中国ロボタクシー企業が相次ぎアメリカで上場したのには、2つの背景が指摘されている。
1つ目は当局の“軟化”。近年の日中関係の悪化で、中国企業のアメリカ上場には高いハードルが課せられるようになった。
Pony.aiは2021年にもアメリカでのIPOを模索したが、アメリカ証券取引委員会が中国企業に対する監視を強化し、中国当局側も国内データを収集するテック企業のアメリカでの上場に難色を示したため、計画凍結を余儀なくされた。

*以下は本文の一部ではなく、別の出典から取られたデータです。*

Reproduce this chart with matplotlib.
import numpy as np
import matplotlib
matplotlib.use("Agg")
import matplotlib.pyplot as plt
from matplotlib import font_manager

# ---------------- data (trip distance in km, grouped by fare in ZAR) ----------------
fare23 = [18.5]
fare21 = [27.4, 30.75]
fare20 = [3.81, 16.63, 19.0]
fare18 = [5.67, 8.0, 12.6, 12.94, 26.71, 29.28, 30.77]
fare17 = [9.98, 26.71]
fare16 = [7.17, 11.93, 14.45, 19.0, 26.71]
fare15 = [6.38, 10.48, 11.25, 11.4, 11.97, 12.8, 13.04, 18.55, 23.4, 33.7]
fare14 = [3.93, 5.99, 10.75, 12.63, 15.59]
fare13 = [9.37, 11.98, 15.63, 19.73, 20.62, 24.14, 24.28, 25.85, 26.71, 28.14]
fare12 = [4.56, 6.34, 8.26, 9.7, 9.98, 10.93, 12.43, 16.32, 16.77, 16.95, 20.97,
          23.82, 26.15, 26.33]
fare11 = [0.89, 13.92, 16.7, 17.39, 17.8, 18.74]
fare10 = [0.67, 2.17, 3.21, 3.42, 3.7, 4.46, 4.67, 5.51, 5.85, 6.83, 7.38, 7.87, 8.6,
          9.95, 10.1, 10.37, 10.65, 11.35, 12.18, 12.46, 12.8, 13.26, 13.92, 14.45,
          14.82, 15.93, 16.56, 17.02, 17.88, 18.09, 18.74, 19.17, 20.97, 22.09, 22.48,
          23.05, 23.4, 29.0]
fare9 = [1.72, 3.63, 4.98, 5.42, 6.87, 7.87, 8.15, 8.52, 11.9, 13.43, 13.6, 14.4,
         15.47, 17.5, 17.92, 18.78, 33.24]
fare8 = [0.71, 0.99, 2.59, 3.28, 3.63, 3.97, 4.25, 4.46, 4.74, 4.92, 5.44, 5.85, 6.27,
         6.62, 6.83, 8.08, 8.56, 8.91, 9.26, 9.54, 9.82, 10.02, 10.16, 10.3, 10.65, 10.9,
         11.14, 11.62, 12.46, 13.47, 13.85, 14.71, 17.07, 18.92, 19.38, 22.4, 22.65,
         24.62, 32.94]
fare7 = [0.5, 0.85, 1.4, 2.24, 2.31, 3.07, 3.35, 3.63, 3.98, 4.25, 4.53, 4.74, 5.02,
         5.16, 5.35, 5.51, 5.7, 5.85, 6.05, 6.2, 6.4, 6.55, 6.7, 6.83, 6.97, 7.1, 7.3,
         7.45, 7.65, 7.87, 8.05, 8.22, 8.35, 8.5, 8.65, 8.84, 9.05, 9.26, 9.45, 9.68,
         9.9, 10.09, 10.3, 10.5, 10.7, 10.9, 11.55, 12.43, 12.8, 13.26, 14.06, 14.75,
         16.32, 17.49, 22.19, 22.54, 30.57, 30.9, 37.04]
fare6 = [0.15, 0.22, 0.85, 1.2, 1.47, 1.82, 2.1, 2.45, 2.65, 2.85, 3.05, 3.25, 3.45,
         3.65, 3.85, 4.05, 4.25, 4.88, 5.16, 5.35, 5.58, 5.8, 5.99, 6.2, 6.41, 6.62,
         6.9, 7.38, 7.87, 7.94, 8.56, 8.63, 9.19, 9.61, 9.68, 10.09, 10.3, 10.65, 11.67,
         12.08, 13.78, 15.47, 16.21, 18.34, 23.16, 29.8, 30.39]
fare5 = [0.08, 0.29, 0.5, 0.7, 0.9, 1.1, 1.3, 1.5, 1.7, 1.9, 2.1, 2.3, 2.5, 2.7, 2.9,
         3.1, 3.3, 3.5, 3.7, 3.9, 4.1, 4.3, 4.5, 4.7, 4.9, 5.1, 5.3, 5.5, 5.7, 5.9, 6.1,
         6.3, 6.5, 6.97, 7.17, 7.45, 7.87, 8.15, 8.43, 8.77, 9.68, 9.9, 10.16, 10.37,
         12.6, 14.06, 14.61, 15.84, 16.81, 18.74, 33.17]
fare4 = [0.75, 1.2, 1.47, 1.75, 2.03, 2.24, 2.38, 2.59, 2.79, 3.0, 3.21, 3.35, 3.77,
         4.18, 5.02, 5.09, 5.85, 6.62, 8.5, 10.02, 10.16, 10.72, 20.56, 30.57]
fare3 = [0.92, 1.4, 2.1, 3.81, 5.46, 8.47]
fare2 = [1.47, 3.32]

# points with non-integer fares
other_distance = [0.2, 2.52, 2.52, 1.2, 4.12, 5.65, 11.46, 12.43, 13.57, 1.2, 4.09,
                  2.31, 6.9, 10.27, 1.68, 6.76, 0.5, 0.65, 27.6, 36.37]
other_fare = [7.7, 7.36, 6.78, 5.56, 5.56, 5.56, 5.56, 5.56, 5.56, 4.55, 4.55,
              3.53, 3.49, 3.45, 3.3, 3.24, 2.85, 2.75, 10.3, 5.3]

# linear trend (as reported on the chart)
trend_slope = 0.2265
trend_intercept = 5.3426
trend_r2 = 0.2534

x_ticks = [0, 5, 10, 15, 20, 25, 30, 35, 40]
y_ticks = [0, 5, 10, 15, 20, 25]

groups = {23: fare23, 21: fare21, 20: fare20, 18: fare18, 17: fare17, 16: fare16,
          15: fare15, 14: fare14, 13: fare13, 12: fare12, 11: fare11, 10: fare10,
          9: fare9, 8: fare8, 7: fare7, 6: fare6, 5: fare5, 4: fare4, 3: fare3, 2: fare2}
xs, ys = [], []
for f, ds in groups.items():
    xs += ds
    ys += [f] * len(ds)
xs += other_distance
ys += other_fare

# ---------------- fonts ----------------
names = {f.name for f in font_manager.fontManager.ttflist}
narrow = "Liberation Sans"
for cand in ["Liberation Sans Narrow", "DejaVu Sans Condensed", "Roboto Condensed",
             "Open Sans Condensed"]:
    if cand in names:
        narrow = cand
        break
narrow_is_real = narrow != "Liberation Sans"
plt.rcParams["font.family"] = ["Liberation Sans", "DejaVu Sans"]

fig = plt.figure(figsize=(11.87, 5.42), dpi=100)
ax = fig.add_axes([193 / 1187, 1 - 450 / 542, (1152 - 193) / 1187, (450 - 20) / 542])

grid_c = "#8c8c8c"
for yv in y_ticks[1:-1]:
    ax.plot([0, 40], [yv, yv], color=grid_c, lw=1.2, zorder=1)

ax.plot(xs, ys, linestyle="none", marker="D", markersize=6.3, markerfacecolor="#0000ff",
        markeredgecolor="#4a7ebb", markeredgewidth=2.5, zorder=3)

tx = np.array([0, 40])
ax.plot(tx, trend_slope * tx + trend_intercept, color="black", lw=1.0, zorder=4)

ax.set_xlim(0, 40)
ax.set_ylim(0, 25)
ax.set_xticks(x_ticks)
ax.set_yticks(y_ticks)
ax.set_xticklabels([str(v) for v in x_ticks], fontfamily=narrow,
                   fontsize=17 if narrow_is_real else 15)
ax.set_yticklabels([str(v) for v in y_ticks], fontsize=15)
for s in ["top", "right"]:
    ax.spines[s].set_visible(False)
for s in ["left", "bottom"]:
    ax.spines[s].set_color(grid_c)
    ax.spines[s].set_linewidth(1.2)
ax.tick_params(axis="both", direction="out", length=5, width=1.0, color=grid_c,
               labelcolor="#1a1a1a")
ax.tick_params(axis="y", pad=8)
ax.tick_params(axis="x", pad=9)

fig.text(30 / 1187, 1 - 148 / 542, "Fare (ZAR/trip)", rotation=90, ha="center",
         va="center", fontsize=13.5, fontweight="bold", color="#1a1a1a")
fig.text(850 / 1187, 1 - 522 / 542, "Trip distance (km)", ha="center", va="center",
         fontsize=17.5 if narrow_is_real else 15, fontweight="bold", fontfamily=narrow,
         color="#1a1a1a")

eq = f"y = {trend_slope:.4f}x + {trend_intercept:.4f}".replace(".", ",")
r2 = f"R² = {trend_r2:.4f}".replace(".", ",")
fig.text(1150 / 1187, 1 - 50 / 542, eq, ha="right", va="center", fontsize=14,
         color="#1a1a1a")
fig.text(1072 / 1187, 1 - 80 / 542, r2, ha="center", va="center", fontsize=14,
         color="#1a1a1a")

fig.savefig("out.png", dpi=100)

今回、技術系2社が連続してアメリカでの上場の承認を得られたことで、中国テック企業への投資に弾みがつくのではと期待が高まっている。
もう1つの背景は、ロボタクシーがより多くの資金を必要としていることだ。2社は毎年100億円単位の赤字を計上している。

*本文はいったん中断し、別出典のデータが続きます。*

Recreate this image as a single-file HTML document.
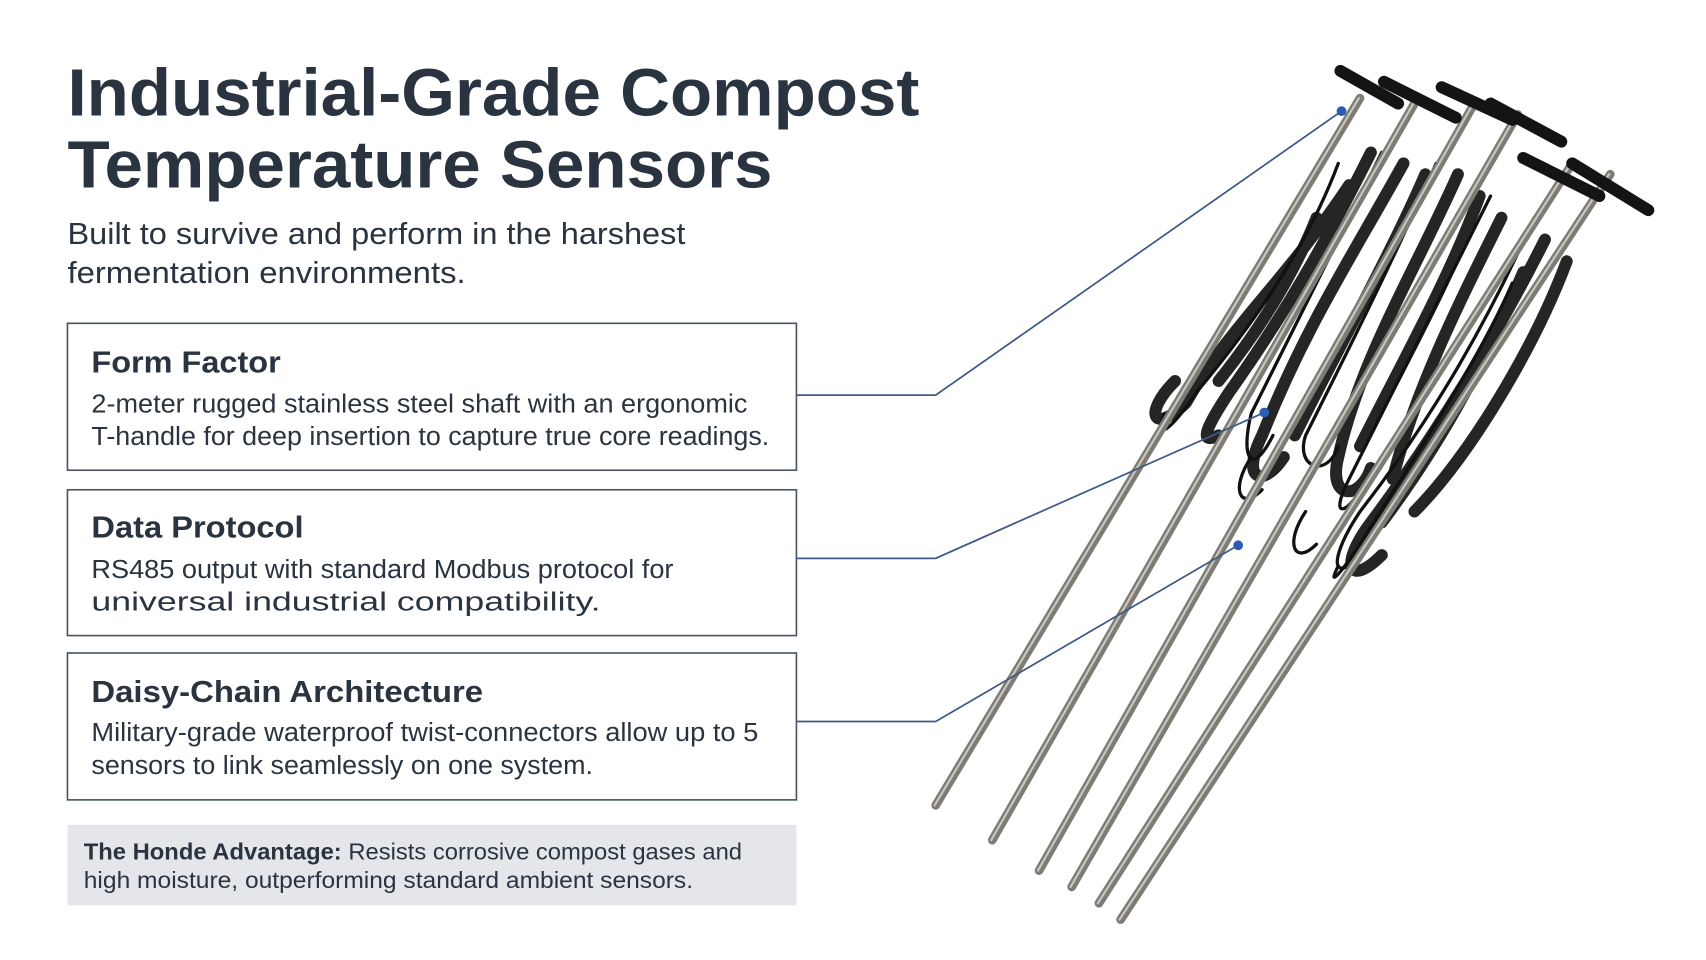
<!DOCTYPE html>
<html><head><meta charset="utf-8"><style>
html,body{margin:0;padding:0;background:#fff;}
svg{display:block}
text{font-family:"Liberation Sans",sans-serif;fill:#2a3340}
</style></head><body>
<svg width="1706" height="960" viewBox="0 0 1568 882" xmlns="http://www.w3.org/2000/svg">
<rect width="1568" height="882" fill="#fff"/>
<g lengthAdjust="spacingAndGlyphs">
<text x="62" y="106" font-size="61" font-weight="bold" fill="#2b3542" textLength="783" lengthAdjust="spacingAndGlyphs">Industrial-Grade Compost</text>
<text x="62" y="172" font-size="61" font-weight="bold" fill="#2b3542" textLength="648" lengthAdjust="spacingAndGlyphs">Temperature Sensors</text>
<text x="62" y="224" font-size="28" textLength="568" lengthAdjust="spacingAndGlyphs">Built to survive and perform in the harshest</text>
<text x="62" y="260" font-size="28" textLength="366" lengthAdjust="spacingAndGlyphs">fermentation environments.</text>
</g>

<g fill="#fff" stroke="#4a5563" stroke-width="1.5">
<rect x="62" y="297" width="670" height="135"/>
<rect x="62" y="450" width="670" height="134"/>
<rect x="62" y="600" width="670" height="135"/>
</g>
<text x="84" y="342" font-size="28" font-weight="bold" textLength="174" lengthAdjust="spacingAndGlyphs">Form Factor</text>
<text x="84" y="379" font-size="23.5" textLength="603" lengthAdjust="spacingAndGlyphs">2-meter rugged stainless steel shaft with an ergonomic</text>
<text x="84" y="409" font-size="23.5" textLength="623" lengthAdjust="spacingAndGlyphs">T-handle for deep insertion to capture true core readings.</text>
<text x="84" y="494" font-size="28" font-weight="bold" textLength="195" lengthAdjust="spacingAndGlyphs">Data Protocol</text>
<text x="84" y="531" font-size="23.5" textLength="535" lengthAdjust="spacingAndGlyphs">RS485 output with standard Modbus protocol for</text>
<text x="84" y="561" font-size="23.5" textLength="468" lengthAdjust="spacingAndGlyphs">universal industrial compatibility.</text>
<text x="84" y="645" font-size="28" font-weight="bold" textLength="360" lengthAdjust="spacingAndGlyphs">Daisy-Chain Architecture</text>
<text x="84" y="681" font-size="23.5" textLength="613" lengthAdjust="spacingAndGlyphs">Military-grade waterproof twist-connectors allow up to 5</text>
<text x="84" y="711" font-size="23.5" textLength="461" lengthAdjust="spacingAndGlyphs">sensors to link seamlessly on one system.</text>

<rect x="62" y="758" width="670" height="74" fill="#e4e6ea"/>
<text x="77" y="790" font-size="21" textLength="605" lengthAdjust="spacingAndGlyphs"><tspan font-weight="bold">The Honde Advantage:</tspan> Resists corrosive compost gases and</text>
<text x="77" y="816" font-size="21" textLength="560" lengthAdjust="spacingAndGlyphs">high moisture, outperforming standard ambient sensors.</text>

<!-- sensors -->
<g stroke-linecap="round">
<g stroke="#1a1a1a" stroke-width="11" fill="none" opacity="0.95">
<path d="M1240 170 C1180 260 1130 300 1090 370 C1060 400 1050 380 1080 350"/>
<path d="M1290 150 C1240 240 1200 300 1160 400 C1140 440 1160 450 1180 420"/>
<path d="M1340 160 C1300 250 1250 330 1230 420 C1220 460 1250 460 1260 430"/>
<path d="M1380 200 C1340 280 1300 360 1280 440"/>
<path d="M1420 220 C1380 300 1320 400 1260 480 C1230 520 1240 540 1270 510"/>
<path d="M1440 240 C1410 320 1350 420 1300 470"/>
<path d="M1260 140 C1220 220 1180 290 1130 360 C1110 390 1100 410 1120 400"/>
<path d="M1310 160 C1280 230 1230 320 1190 400"/>
<path d="M1360 180 C1330 260 1290 330 1250 410"/>
<path d="M1400 250 C1370 320 1330 400 1270 480"/>
<path d="M1210 200 C1190 250 1160 300 1120 350"/>
</g>
<g stroke="#111" stroke-width="3" fill="none">
<path d="M1230 150 C1200 230 1150 300 1100 360 C1080 390 1060 410 1070 380"/>
<path d="M1270 140 C1230 220 1190 300 1150 380 C1140 420 1150 440 1170 400"/>
<path d="M1320 150 C1280 240 1240 320 1200 400 C1190 430 1220 440 1230 410"/>
<path d="M1370 180 C1330 260 1290 340 1240 440 C1220 480 1240 470 1250 450"/>
<path d="M1410 200 C1370 290 1320 380 1250 470 C1230 500 1220 530 1240 520"/>
<path d="M1390 260 C1360 330 1300 420 1250 500 C1230 530 1220 540 1230 520"/>
<path d="M1200 470 C1180 500 1190 520 1210 500"/>
<path d="M1150 420 C1130 450 1140 470 1160 450"/>
</g>
<g stroke="#7e7a74" stroke-width="8">
<line x1="1250" y1="90" x2="860" y2="740"/>
<line x1="1300" y1="95" x2="912" y2="772"/>
<line x1="1355" y1="95" x2="955" y2="800"/>
<line x1="1395" y1="105" x2="985" y2="815"/>
<line x1="1445" y1="150" x2="1010" y2="830"/>
<line x1="1480" y1="160" x2="1030" y2="845"/>
</g>
<g stroke="#c9c5c0" stroke-width="2">
<line x1="1249" y1="90" x2="859" y2="740"/>
<line x1="1299" y1="95" x2="911" y2="772"/>
<line x1="1354" y1="95" x2="954" y2="800"/>
<line x1="1394" y1="105" x2="984" y2="815"/>
<line x1="1444" y1="150" x2="1009" y2="830"/>
<line x1="1479" y1="160" x2="1029" y2="845"/>
</g>
<g stroke="#141414" stroke-width="11">
<line x1="1232" y1="65" x2="1285" y2="95"/>
<line x1="1272" y1="75" x2="1338" y2="108"/>
<line x1="1325" y1="80" x2="1390" y2="110"/>
<line x1="1370" y1="95" x2="1435" y2="130"/>
<line x1="1400" y1="145" x2="1470" y2="180"/>
<line x1="1445" y1="150" x2="1515" y2="193"/>
</g>
</g>

<!-- connectors -->
<g stroke="#3e5a85" stroke-width="1.6" fill="none">
<polyline points="732,363 860,363 1233,102"/>
<polyline points="732,513 860,513 1162,379"/>
<polyline points="732,663 860,663 1138,501"/>
</g>
<g fill="#2c5cb3">
<circle cx="1233" cy="102" r="4.5"/>
<circle cx="1162" cy="379" r="4.5"/>
<circle cx="1138" cy="501" r="4.5"/>
</g>
</svg>
</body></html>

Pony.aiはロボタクシー事業の損益分岐点を「一級都市で1000台体制」としており、今月11日、国有自動車大手の広州汽車集団傘下のEV企業「広汽埃安新能源汽車(AION)」とロボタクシーの量産で協業すると発表した。AIONの工場で自動運転システムを搭載した車両を生産し、2025年中に中国南部の広東省や香港、マカオを含む経済圏「大湾区」に1000台のロボタクシー投入を目指すという。
自動運転技術への投資、車両の生産のために巨額の資金を必要としており、早期上場が成長の鍵を握っていた。
アメリカでは強敵も待ち受ける
冒頭の舛添前知事の「中国に先を越された」「日本は中国に負けている」論に話を戻そう。たしかに先進技術の実装においては中国のスピード感は日本を圧倒するが、収益化は別の話だ。
中国メディアの分析によると、Pony.ai、WeRideを含めて中国には上場・上場準備をしている自動運転スタートアップが10社あるが、うち9社が赤字となっている(残る1社は財務データが公開されていない)。
Pony.ai、WeRideの創業者がかつて在籍していたバイドゥも武漢市でロボタクシー400台を展開しており、年内に1000台体制に拡大しようとしている。
国内の競争もさることながら、海外進出にも積極的な中国勢は、アメリカ・アルファベットの子会社であるWaymo(ウェイモ)とも競争しなければならない。